- _Task prompt_:
Leave out the pictures and print only the lines from the one with "Write a Python" through the one with "x = np.arange(1, len(pairs) + 1)", exactly as they are.

- _Provided records_:
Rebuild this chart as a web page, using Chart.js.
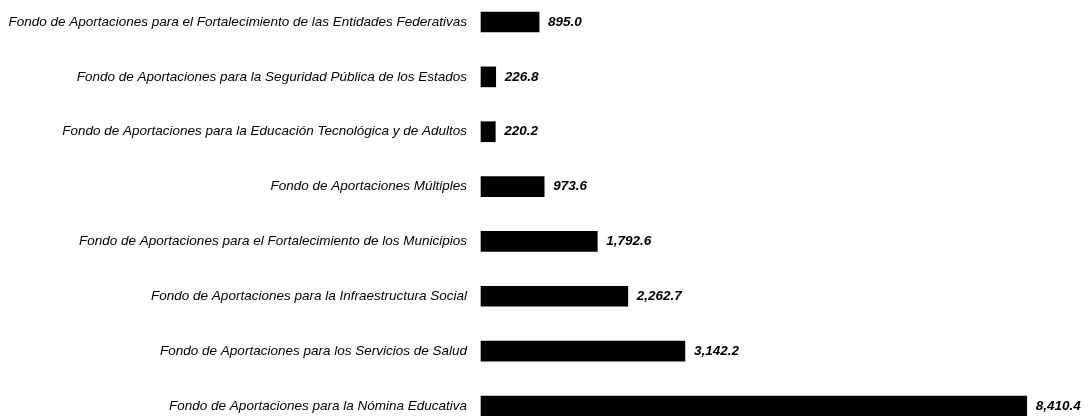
<!DOCTYPE html>
<html>
<head>
<meta charset="utf-8">
<script src="https://cdn.jsdelivr.net/npm/chart.js@4"></script>
<style>
html,body{margin:0;padding:0;background:#fff;overflow:hidden;}
#wrap{width:1088px;height:416px;position:relative;}
</style>
</head>
<body>
<div id="wrap"><canvas id="c" width="1088" height="416"></canvas></div>
<script>
const categories = [
  "Fondo de Aportaciones para el Fortalecimiento de las Entidades Federativas",
  "Fondo de Aportaciones para la Seguridad Pública de los Estados",
  "Fondo de Aportaciones para la Educación Tecnológica y de Adultos",
  "Fondo de Aportaciones Múltiples",
  "Fondo de Aportaciones para el Fortalecimiento de los Municipios",
  "Fondo de Aportaciones para la Infraestructura Social",
  "Fondo de Aportaciones para los Servicios de Salud",
  "Fondo de Aportaciones para la Nómina Educativa"
];
const values = [895.0, 226.8, 220.2, 973.6, 1792.6, 2262.7, 3142.2, 8410.4];

const FONT = '"Liberation Sans", Arial, sans-serif';

const valueLabels = {
  id: 'valueLabels',
  afterDatasetsDraw(chart) {
    const ctx = chart.ctx;
    const meta = chart.getDatasetMeta(0);
    ctx.save();
    ctx.font = 'italic bold 13.5px ' + FONT;
    ctx.fillStyle = '#000';
    ctx.textAlign = 'left';
    ctx.textBaseline = 'middle';
    meta.data.forEach((bar, i) => {
      const v = values[i];
      const txt = v.toLocaleString('en-US', {minimumFractionDigits: 1, maximumFractionDigits: 1});
      ctx.fillText(txt, bar.x + 9, bar.y);
    });
    ctx.restore();
  }
};

new Chart(document.getElementById('c'), {
  type: 'bar',
  data: {
    labels: categories,
    datasets: [{
      data: values,
      backgroundColor: '#000',
      borderWidth: 0,
      barThickness: 20,
      clip: false
    }]
  },
  options: {
    indexAxis: 'y',
    responsive: false,
    animation: false,
    layout: {padding: {top: 22, bottom: 10, left: 0, right: 23}},
    plugins: {legend: {display: false}, tooltip: {enabled: false}},
    scales: {
      x: {display: false, min: 0, max: 9000},
      y: {
        offset: false,
        grid: {display: false, drawTicks: false},
        border: {display: false},
        ticks: {
          autoSkip: false,
          padding: 14,
          color: '#000',
          font: {family: FONT, size: 13.5, style: 'italic'}
        },
        afterFit(scale) {
          scale.width = 481;
          scale.paddingTop = 0;
          scale.paddingBottom = 0;
        }
      }
    }
  },
  plugins: [valueLabels]
});
</script>
</body>
</html>
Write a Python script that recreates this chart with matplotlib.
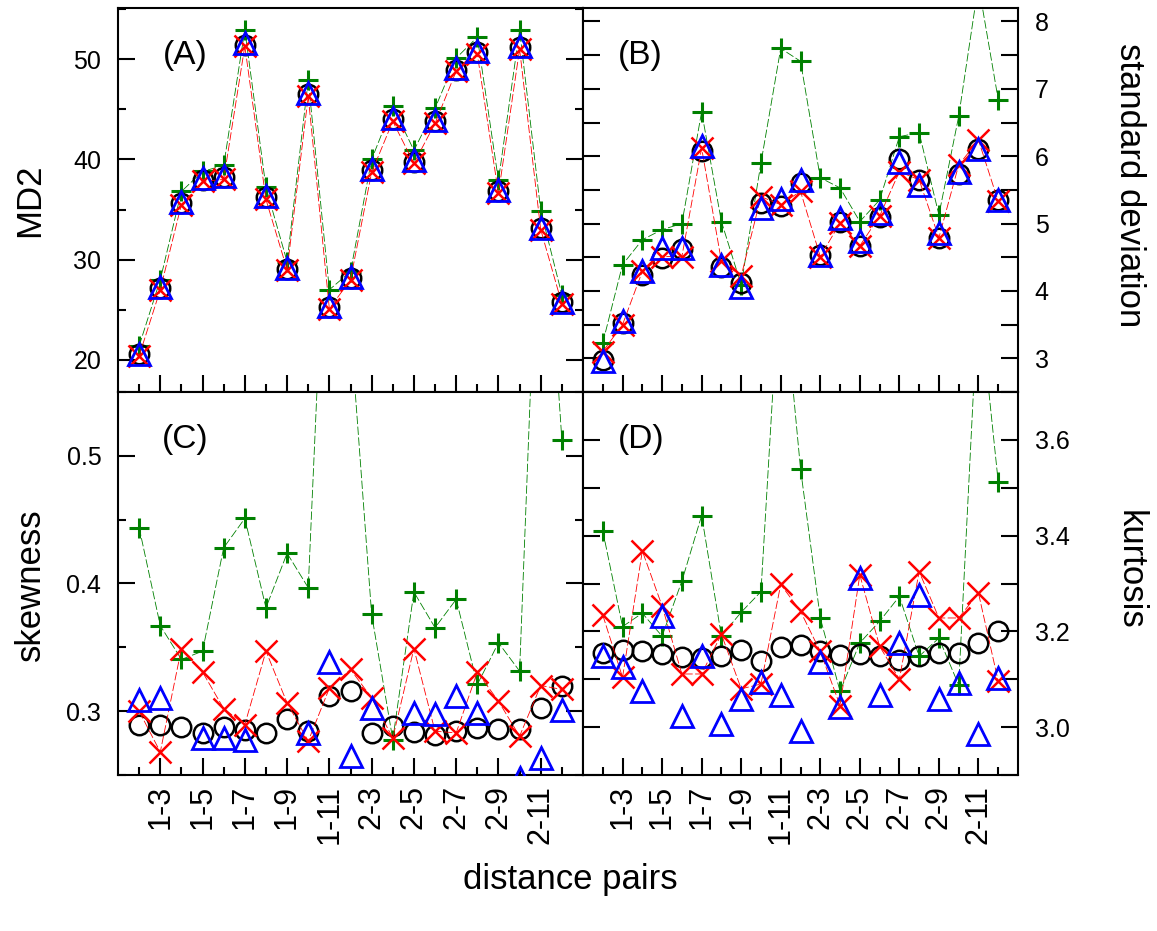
import matplotlib
matplotlib.use('Agg')
import matplotlib.pyplot as plt
import numpy as np
from matplotlib.ticker import MultipleLocator, FixedLocator, FuncFormatter

plt.rcParams['font.family'] = ['Liberation Sans', 'DejaVu Sans']

# pares de distancias 1-2 ... 1-12, 2-3 ... 2-12
pairs = ['1-%d' % k for k in range(2, 13)] + ['2-%d' % k for k in range(3, 13)]
x = np.arange(1, len(pairs) + 1)

# (A) MD2
md2_o = [20.6, 27.2, 35.7, 37.9, 38.2, 51.4, 36.2, 29.1, 46.5, 25.3, 28.2,
         38.9, 44.0, 39.7, 43.8, 48.9, 50.7, 36.8, 51.2, 33.2, 25.8]
md2_x = [20.4, 27.0, 35.5, 37.8, 38.0, 51.3, 36.0, 29.0, 46.3, 25.1, 28.0,
         38.7, 43.8, 39.6, 43.6, 48.8, 50.5, 36.6, 51.0, 33.0, 25.6]
md2_tri = [20.6, 27.3, 35.8, 38.1, 38.3, 51.6, 36.3, 29.2, 46.6, 25.4, 28.3,
           39.0, 44.1, 39.9, 43.9, 49.1, 50.8, 36.9, 51.3, 33.2, 25.8]
md2_plus = [21.4, 28.0, 36.8, 38.8, 39.4, 52.9, 37.2, 29.8, 47.9, 27.0, 28.8,
            40.0, 45.3, 40.9, 45.1, 50.1, 52.2, 37.9, 52.9, 34.9, 26.5]

# (B) desvio padrao
sd_o = [2.98, 3.52, 4.23, 4.49, 4.62, 6.07, 4.36, 4.12, 5.30, 5.26, 5.60,
        4.54, 5.03, 4.67, 5.10, 5.96, 5.65, 4.79, 5.73, 6.10, 5.35]
sd_x = [3.10, 3.50, 4.29, 4.51, 4.51, 6.12, 4.44, 4.22, 5.40, 5.28, 5.48,
        4.51, 5.01, 4.67, 5.11, 5.77, 5.65, 4.79, 5.87, 6.24, 5.33]
sd_tri = [2.96, 3.55, 4.29, 4.64, 4.64, 6.15, 4.39, 4.06, 5.23, 5.36, 5.65,
          4.54, 5.08, 4.74, 5.16, 5.92, 5.58, 4.86, 5.77, 6.10, 5.35]
sd_plus = [3.23, 4.39, 4.76, 4.91, 5.00, 6.66, 5.03, 4.09, 5.90, 7.60, 7.41,
           5.68, 5.53, 5.03, 5.35, 6.29, 6.35, 5.13, 6.59, 8.55, 6.84]

# (C) assimetria
sk_o = [0.2895, 0.2895, 0.2875, 0.283, 0.2875, 0.2856, 0.283, 0.2935, 0.2843, 0.3118, 0.3157,
        0.283, 0.288, 0.2835, 0.2817, 0.2843, 0.287, 0.2861, 0.2861, 0.3026, 0.3196]
sk_x = [0.300, 0.268, 0.349, 0.3306, 0.302, 0.2895, 0.347, 0.3065, 0.2765, 0.318, 0.3327,
        0.3105, 0.279, 0.349, 0.2843, 0.283, 0.3306, 0.3078, 0.2804, 0.3201, 0.317]
sk_tri = [0.309, 0.310, 0.23, 0.279, 0.279, 0.2778, 0.23, 0.23, 0.283, 0.3384, 0.2647,
          0.3026, 0.23, 0.2987, 0.2974, 0.3118, 0.2987, 0.23, 0.248, 0.2634, 0.3013]
sk_plus = [0.4438, 0.367, 0.3405, 0.347, 0.428, 0.451, 0.381, 0.4237, 0.3967, 0.77, 0.60,
           0.3758, 0.2778, 0.3933, 0.3654, 0.3876, 0.3209, 0.3536, 0.3314, 0.76, 0.5125]

# (D) curtose
ku_o = [3.155, 3.162, 3.160, 3.153, 3.146, 3.145, 3.149, 3.162, 3.139, 3.168, 3.172,
        3.160, 3.150, 3.152, 3.148, 3.141, 3.148, 3.155, 3.155, 3.176, 3.200]
ku_x = [3.234, 3.104, 3.368, 3.253, 3.111, 3.111, 3.194, 3.080, 3.090, 3.298, 3.242,
        3.158, 3.045, 3.318, 3.169, 3.100, 3.325, 3.228, 3.228, 3.280, 3.096]
ku_tri = [3.149, 3.125, 3.076, 3.232, 3.024, 3.149, 3.007, 3.059, 3.094, 3.068, 2.992,
          3.135, 3.041, 3.311, 3.068, 3.176, 3.276, 3.058, 3.093, 2.985, 3.103]
ku_plus = [3.410, 3.210, 3.238, 3.190, 3.305, 3.442, 3.190, 3.240, 3.283, 3.98, 3.540,
           3.228, 3.075, 3.176, 3.221, 3.273, 3.148, 3.186, 3.088, 3.91, 3.512]

W, H = 1157, 931
fig = plt.figure(figsize=(W / 100, H / 100), dpi=100)


def caixa(l, r, t, b):
    return [l / W, 1 - b / H, (r - l) / W, (b - t) / H]


axA = fig.add_axes(caixa(118, 583, 8, 392))
axB = fig.add_axes(caixa(583, 1018, 8, 392))
axC = fig.add_axes(caixa(118, 583, 392, 775))
axD = fig.add_axes(caixa(583, 1018, 392, 775))


def desenha(ax, o, xx, tri, plus):
    ax.plot(x, plus, color='green', lw=0.6, ls=(0, (10, 3)), marker='+', ms=15, mew=2.2, zorder=2)
    ax.plot(x, o, ls='none', marker='o', ms=14, mfc='none', mec='black', mew=1.8, zorder=3)
    ax.plot(x, xx, color='red', lw=0.6, ls=(0, (10, 3)), marker='x', ms=16, mew=1.8, zorder=4)
    ax.plot(x, tri, ls='none', marker='^', ms=16, mfc='none', mec='blue', mew=2, zorder=5)


desenha(axA, md2_o, md2_x, md2_tri, md2_plus)
desenha(axB, sd_o, sd_x, sd_tri, sd_plus)
desenha(axC, sk_o, sk_x, sk_tri, sk_plus)
desenha(axD, ku_o, ku_x, ku_tri, ku_plus)

for ax in [axA, axB, axC, axD]:
    ax.set_xlim(0, 22)
    for s in ax.spines.values():
        s.set_linewidth(1.5)
    ax.xaxis.set_major_locator(FixedLocator(x[1::2]))
    ax.xaxis.set_minor_locator(FixedLocator(x[0::2]))
    ax.tick_params(which='both', direction='in', left=True, right=True, top=False,
                   bottom=True, width=1.5, labelsize=18)
    ax.tick_params(which='major', length=12)
    ax.tick_params(which='minor', length=6)
    ax.tick_params(axis='y', which='both', pad=12)
    ax.tick_params(axis='x', which='both', labelbottom=False)

for ax in [axC, axD]:
    ax.set_xticklabels(pairs[1::2], rotation=90, fontsize=22)
    ax.tick_params(axis='x', labelbottom=True, pad=7)

for ax in [axB, axD]:
    ax.tick_params(axis='y', labelleft=False, labelright=True)

axA.set_ylim(16.8, 55.1)
axA.yaxis.set_major_locator(MultipleLocator(10))
axA.yaxis.set_minor_locator(MultipleLocator(5))

axB.set_ylim(2.5, 8.2)
axB.yaxis.set_major_locator(MultipleLocator(0.5))
axB.yaxis.set_major_formatter(FuncFormatter(
    lambda v, p: '%d' % round(v) if abs(v - round(v)) < 1e-6 else ''))

axC.set_ylim(0.25, 0.55)
axC.yaxis.set_major_locator(MultipleLocator(0.1))
axC.yaxis.set_minor_locator(MultipleLocator(0.05))

axD.set_ylim(2.9, 3.7)
axD.yaxis.set_major_locator(MultipleLocator(0.1))
axD.yaxis.set_major_formatter(FuncFormatter(
    lambda v, p: '%.1f' % v if round(v * 10) % 2 == 0 else ''))

for ax, t, px in [(axA, '(A)', 0.144), (axB, '(B)', 0.131),
                  (axC, '(C)', 0.144), (axD, '(D)', 0.133)]:
    ax.text(px, 0.875, t, transform=ax.transAxes, ha='center', va='center', fontsize=24)

fig.text(30 / W, 1 - 200 / H, 'MD2', rotation=90, ha='center', va='center', fontsize=25)
fig.text(30 / W, 1 - 585 / H, 'skewness', rotation=90, ha='center', va='center', fontsize=25)
fig.text(1130 / W, 1 - 185 / H, 'standard deviation', rotation=270, ha='center', va='center', fontsize=25)
fig.text(1130 / W, 1 - 570 / H, 'kurtosis', rotation=270, ha='center', va='center', fontsize=25)
fig.text(570 / W, 1 - 880 / H, 'distance pairs', ha='center', va='center', fontsize=25)

fig.savefig('out.png', dpi=100)
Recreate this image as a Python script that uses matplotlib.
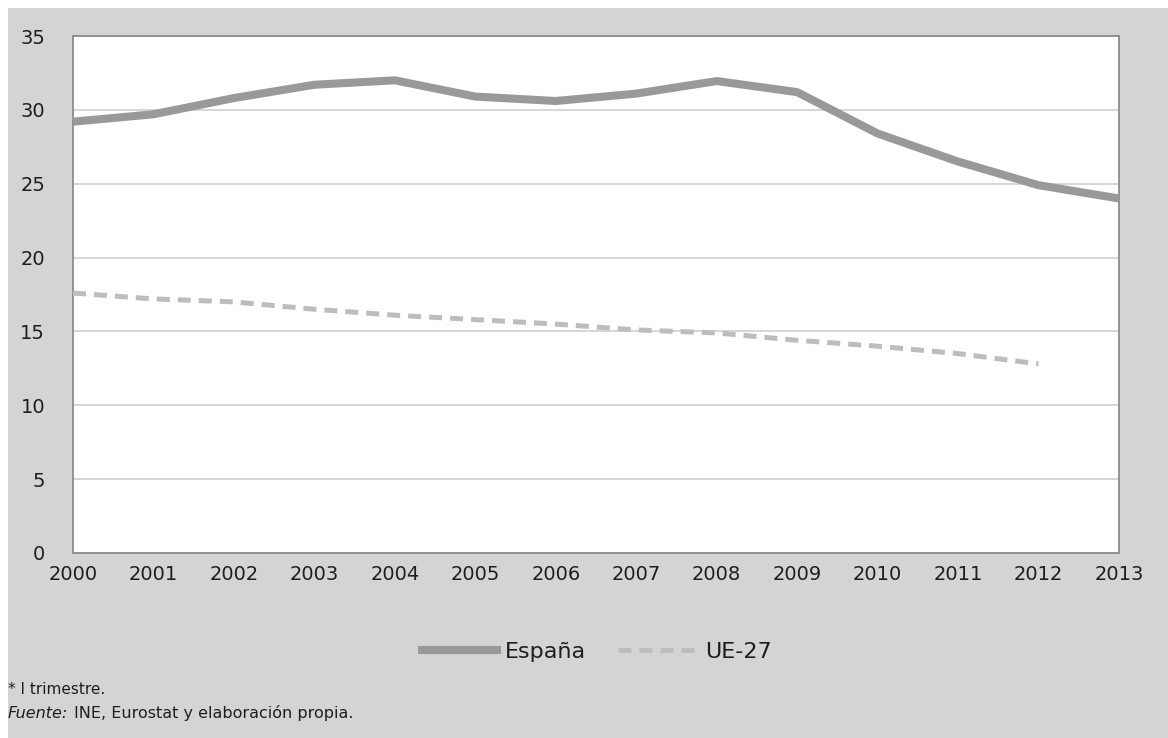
import numpy as np
import matplotlib.pyplot as plt
from matplotlib.patches import Rectangle

# tasa de abandono escolar temprano (%)
years = [2000, 2001, 2002, 2003, 2004, 2005, 2006, 2007, 2008, 2009, 2010, 2011, 2012, 2013]
espana = [29.2, 29.7, 30.8, 31.7, 32.0, 30.9, 30.6, 31.1, 31.95, 31.2, 28.4, 26.5, 24.9, 24.0]
years_ue = [2000, 2001, 2002, 2003, 2004, 2005, 2006, 2007, 2008, 2009, 2010, 2011, 2012]
ue27 = [17.6, 17.2, 17.0, 16.5, 16.1, 15.8, 15.5, 15.1, 14.9, 14.4, 14.0, 13.5, 12.8]
yticks = [0, 5, 10, 15, 20, 25, 30, 35]

bg = '#d4d4d4'
txt = '#1e1e1e'
fig = plt.figure(figsize=(11.68, 7.38), dpi=100)
fig.patch.set_facecolor('white')
# gray panel, thin white margin top/left
fig.patches.append(Rectangle((8 / 1168, 0), 1, 1 - 8 / 738, transform=fig.transFigure,
                             facecolor=bg, edgecolor='none', zorder=-10))

ax = fig.add_axes([73 / 1168, 185 / 738, (1119 - 73) / 1168, (553 - 36) / 738])
ax.set_facecolor('white')

ax.plot(years, espana, color='#999999', lw=5.8, solid_capstyle='butt', label='España', zorder=3)
ax.plot(years_ue, ue27, color='#bdbdbd', lw=3.6, dashes=(2.6, 1.6), label='UE-27', zorder=3)

ax.set_xlim(2000, 2013)
ax.set_ylim(0, 35)
ax.set_xticks(years)
ax.set_yticks(yticks)
ax.yaxis.grid(True, color='#d0d0d0', lw=1.2)
ax.set_axisbelow(True)
ax.tick_params(axis='both', length=0, labelsize=14, colors=txt)
ax.tick_params(axis='y', pad=20)
ax.tick_params(axis='x', pad=9)
for s in ax.spines.values():
    s.set_color('#8c8c8c')
    s.set_linewidth(1.3)

fig.legend(loc='center', bbox_to_anchor=(595 / 1168, 1 - 652 / 738), ncol=2,
           frameon=False, fontsize=16, handlelength=3.7, handletextpad=0.2,
           columnspacing=1.45, labelcolor=txt)

fig.text(8 / 1168, 1 - 690 / 738, '* I trimestre.', fontsize=11, va='center', color=txt)
fuente = fig.text(8 / 1168, 1 - 713 / 738, 'Fuente:', fontsize=11.5, va='center',
                  style='italic', color=txt)
ax.annotate('INE, Eurostat y elaboración propia.', xy=(1, 0.5), xycoords=fuente,
            xytext=(4, 0), textcoords='offset points', fontsize=11.5, va='center', color=txt,
            annotation_clip=False)

fig.savefig('out.png', dpi=100, facecolor=fig.get_facecolor())
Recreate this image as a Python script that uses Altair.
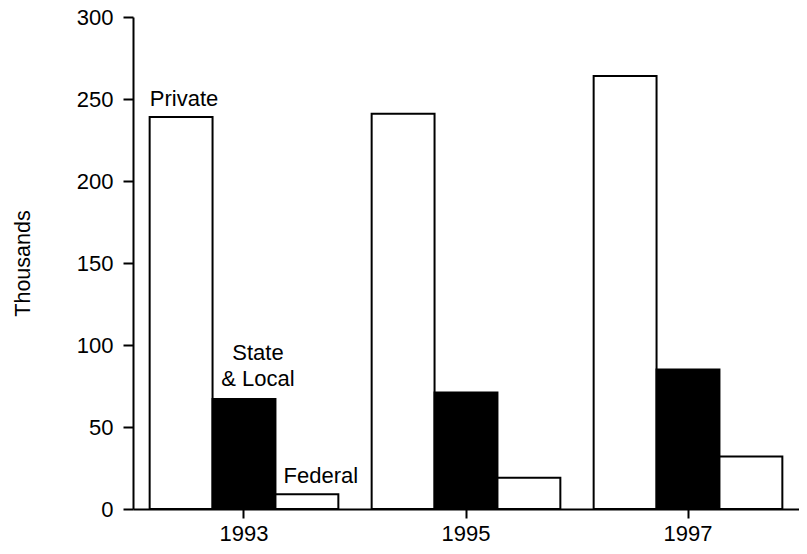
import altair as alt
import pandas as pd

years = ["1993", "1995", "1997"]
series = ["Private", "State & Local", "Federal"]
private = [239, 241, 264]
state_local = [67, 71, 85]
federal = [9, 19, 32]

rows = []
for i, y in enumerate(years):
    rows.append({"year": y, "series": "Private", "value": private[i]})
    rows.append({"year": y, "series": "State & Local", "value": state_local[i]})
    rows.append({"year": y, "series": "Federal", "value": federal[i]})
df = pd.DataFrame(rows)

# labels placed over the 1993 group
label_year = "1993"
labels = pd.DataFrame([
    {"year": label_year, "series": "Private", "value": private[0], "label": "Private"},
    {"year": label_year, "series": "State & Local", "value": state_local[0], "label": "State\n& Local"},
    {"year": label_year, "series": "Federal", "value": federal[0], "label": "Federal"},
])

FONT = "Liberation Sans"
FS = 22

x_enc = alt.X("year:N", sort=years,
              scale=alt.Scale(paddingInner=0.15, paddingOuter=0.075),
              axis=alt.Axis(title=None, labelAngle=0, tickSize=9, tickWidth=2,
                            domainWidth=2, labelPadding=5))
xoff = alt.XOffset("series:N", sort=series,
                   scale=alt.Scale(paddingInner=0, paddingOuter=0))
y_enc = alt.Y("value:Q", scale=alt.Scale(domain=[0, 300], nice=False),
              axis=alt.Axis(title="Thousands", values=[0, 50, 100, 150, 200, 250, 300],
                            tickSize=10, tickWidth=2, domainWidth=2, labelPadding=10,
                            titleX=-110, titleY=246, titleAngle=-90,
                            titleAlign="center", titleBaseline="middle", grid=False))

bars = alt.Chart(df).mark_bar(stroke="black", strokeWidth=2).encode(
    x=x_enc, xOffset=xoff, y=y_enc,
    fill=alt.Fill("series:N", scale=alt.Scale(domain=series, range=["white", "black", "white"]),
                  legend=None),
)

def lab(name, dx, dy):
    return alt.Chart(labels).transform_filter(alt.datum.series == name).mark_text(
        font=FONT, fontSize=22, color="black", align="center", baseline="middle",
        dx=dx, dy=dy, lineBreak="\n", lineHeight=26,
    ).encode(x=alt.X("year:N", sort=years), xOffset=alt.XOffset("series:N", sort=series),
             y="value:Q", text="label:N")

chart = alt.layer(
    bars,
    lab("Private", 3, -18),
    lab("State & Local", 14, -46),
    lab("Federal", 14, -18),
).properties(
    width=666, height=492,
    autosize=alt.AutoSizeParams(type="none"),
    padding={"left": 125, "top": 9, "right": 0, "bottom": 37},
).configure_view(stroke=None).configure_axis(
    labelFont=FONT, titleFont=FONT, labelFontSize=FS, titleFontSize=21.5,
    labelColor="black", titleColor="black", domainColor="black", tickColor="black",
    titleFontWeight="normal",
)

chart.save("out.html", embed_options={"renderer": "svg", "actions": False})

- _Complete response_:
Write a Python script that recreates this chart with matplotlib.
import matplotlib
matplotlib.use('Agg')
import matplotlib.pyplot as plt
import numpy as np
from matplotlib.ticker import MultipleLocator, FixedLocator, FuncFormatter

plt.rcParams['font.family'] = ['Liberation Sans', 'DejaVu Sans']

# pares de distancias 1-2 ... 1-12, 2-3 ... 2-12
pairs = ['1-%d' % k for k in range(2, 13)] + ['2-%d' % k for k in range(3, 13)]
x = np.arange(1, len(pairs) + 1)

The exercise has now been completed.